The BevMo! construction project where Del Prado meets Pacific Coast Highway. Photo: Matt Cortina
The BevMo! construction project where Del Prado meets Pacific Coast Highway. Photo: Matt Cortina

By Kristina Pritchett

Last week, more than 10,000 Dana Point residents cast their votes to decide which measure they wanted to see reside over development in the city. Now, residents are asking what happens next in the city regarding that vote.

Currently, votes are still being counted from mail-in votes, but the results have only changed slightly. As of Thursday morning, there were 6,071 (58.7 percent) votes in favor of the 2015 Town Center Initiative (Measure H) and 6,069 (58.8 percent) votes against the Town Center and Public Parking Improvement Measure (Measure I).

Multiple city officials declined to go on the record to state what the next steps for the city would be as well as their timelines. Dana Point Mayor John Tomlinson only sent over his previous statement (printed in the Dana Point Times last week) when asked specific questions about the implementation and impacts of Measure H. City Manager Doug Chotkevys stated “nothing has changed” since the mayor’s last statement, and they are waiting until the Registrar confirms the vote.
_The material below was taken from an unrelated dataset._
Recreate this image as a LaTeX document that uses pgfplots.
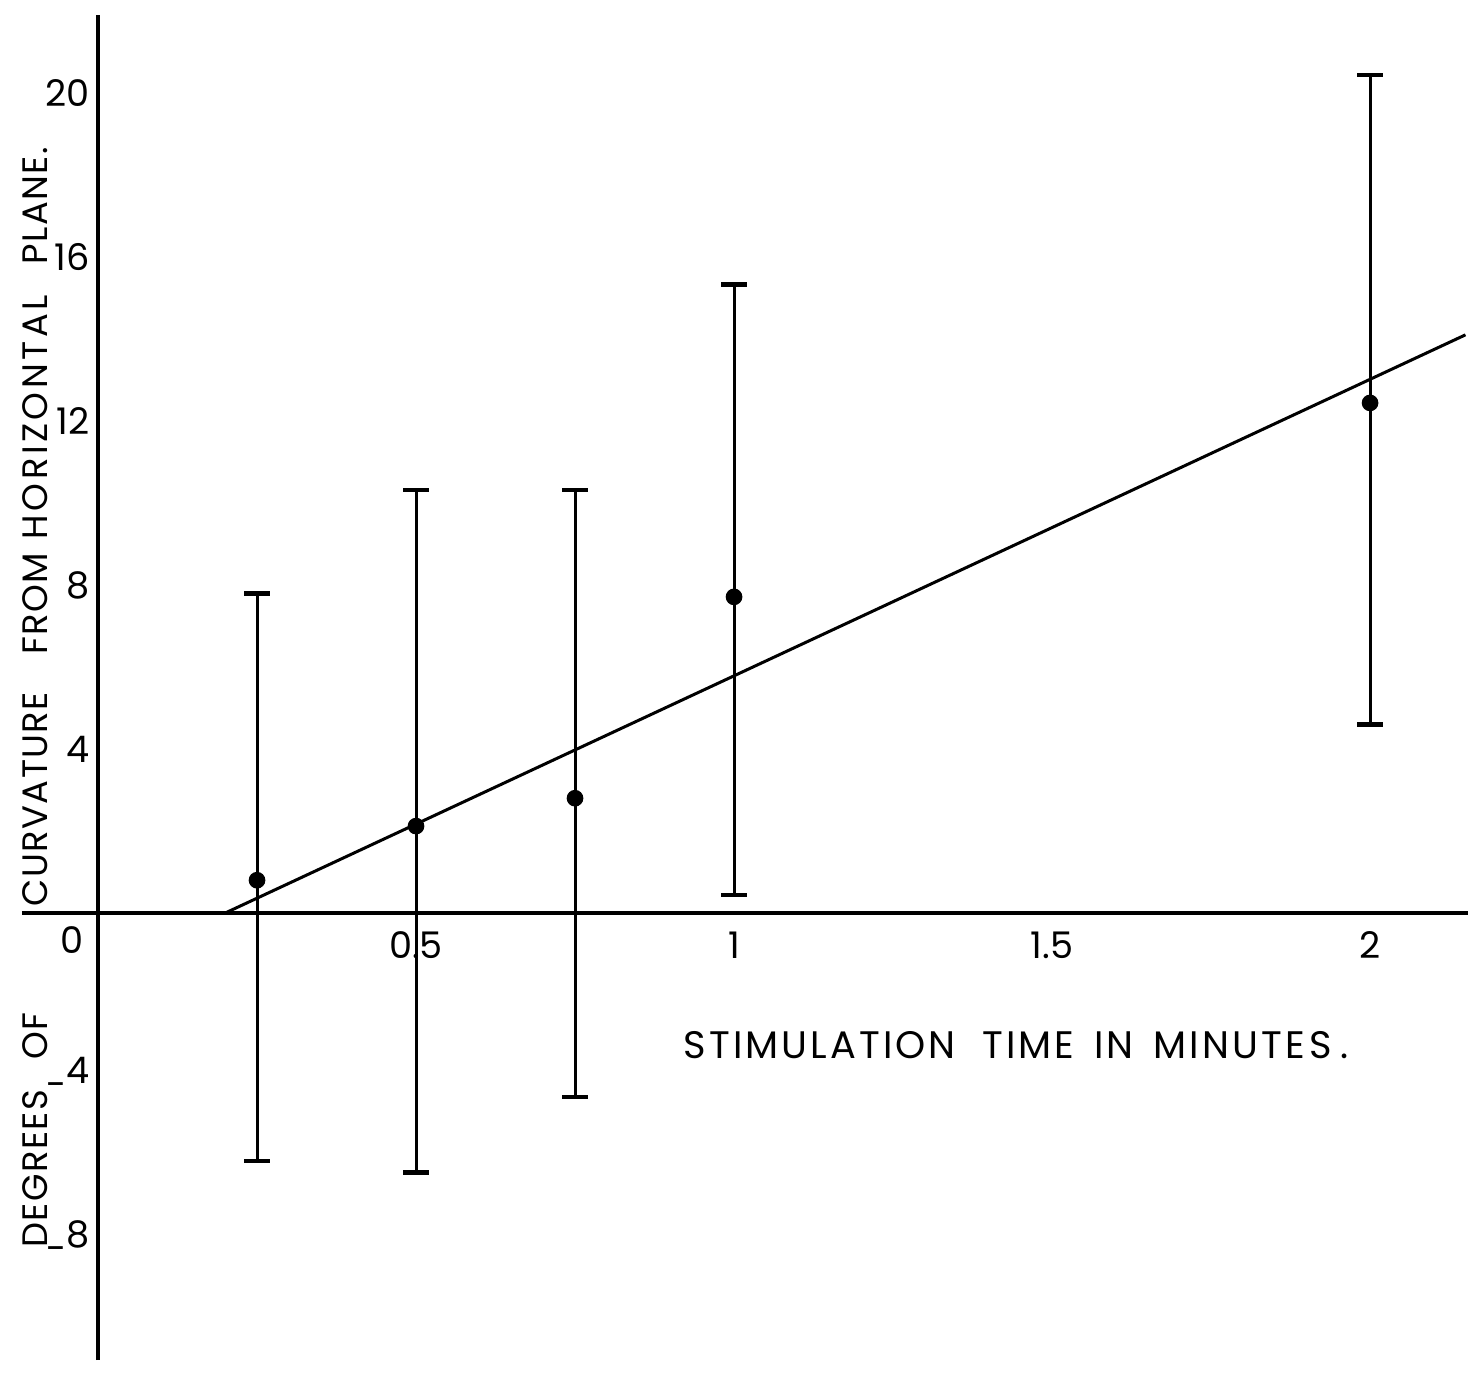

Two supporters of Measure H, Debra Lewis and Sandie Iverson, said the next step would be to wait for the official election results to be announced, then the Orange County Registrar of Voters will send the city certification of the election results.

“They must do this no later than the fourth Friday after the election,” Lewis said.

Once the city receives the certification, they must declare the vote during a Council meeting. The next meeting is scheduled for Tuesday, June 21, but the results may not be official by then.

Lewis said the Council could call a special meeting to do so, and would only need to post notice 24 hours before the meeting.

The measure must then make its way to the California Coastal Commission for approval. Previously, city officials have said requests to the Commission could be a lengthy process, and in the past has taken up to a year or longer.

Iverson and Lewis don’t believe the process will take too long because they say the measure is de minimis, which means minimal changes are marked on the code that was previously approved by the Commission.

If the Coastal Commission approves Measure H, then it will be implemented into the city.

City officials would not go on the record to state if the Commission might have objections to items in the measure, or if the Commission offers suggestions to the measure, if it would then go back to the residents to vote on it.

“We’re paying attention to a few things to see if the city is going to cooperate or not,” Lewis said.

About The Author Dana Point Times

comments (4)

  • Not both sides can have 58% of the vote. It makes no sense to get 100% of the vote.

  • With today’s updated results from the Registrar of Voters (www.voteoc.com) showing no more pending updates, it’s final excepting the formality of certification. Measure H received 6,477 yes votes (58.7%) and 4,554 no votes (41.3%). Mirroring these numbers Measure I received 4,558 yes votes (41.4%) and 6,449 no votes (58.6%). Even more impressive is how broad the support for H was city wide. There are 24 precincts in Dana Point and H won in 21 of these, the only precincts to vote down H were the three precincts that are the furthest west in Dana Point. This commanding passage of Measure H is a very powerful statement to our elected and city officials regarding the development of our town center.

    • To follow on DP Local’s comments about a powerful statement, we all ( about 6477 of us) owe a big debt of gratitude to the people who put the 2015 Town Center Initiative on the ballot and then ran the campaign to get Measure H approved. Their accomplishment came at considerable personal financial expense and after a long effort. They fought back and did not give up when the resources of our entire city government, including the City attorney and 4 of 5 city councilmen were positioned against them.

      I applaud their courage, persistence and judgement. Thanks particularly to Buck and Betty Hill without whom none of this would have happened.

  • Well said Steve! Most amazing to me is that despite being outspent about 7 to 1, the Measure H citizens group managed to get its message across. There was so much confusion wrought by Measure I that it’s amazing the vote was so even for both sides in terms of yes and no votes. I expected to see a lot of double “nos”, but somehow the word got out. This is proof that Dana Point citizens are awake; that they were not happy with the direction Council
    was going, and that they saw through the ruse and decided to take back their town. The Hills and their committee are heroes in my book. They may be saddled with legal fees thanks to the petty lawsuit brought by 4 Measure I supporters ( helped substantially by City Attorney Patrick Munoz and our own misguided Assemblyman, Bill Brough ). Here’s hoping the judge will see this dirty trick for what it was and let each side cover legal costs. If not, I hope citizens will make donations to savedanapoint to help cover these costs. The Measure H group did us all a huge favor and hopefully stopped a weak and runaway Council
    from running completely off the rails. Stay alert Dana Point and keep watching this Council closely. It’s rare for leopards to change their spots.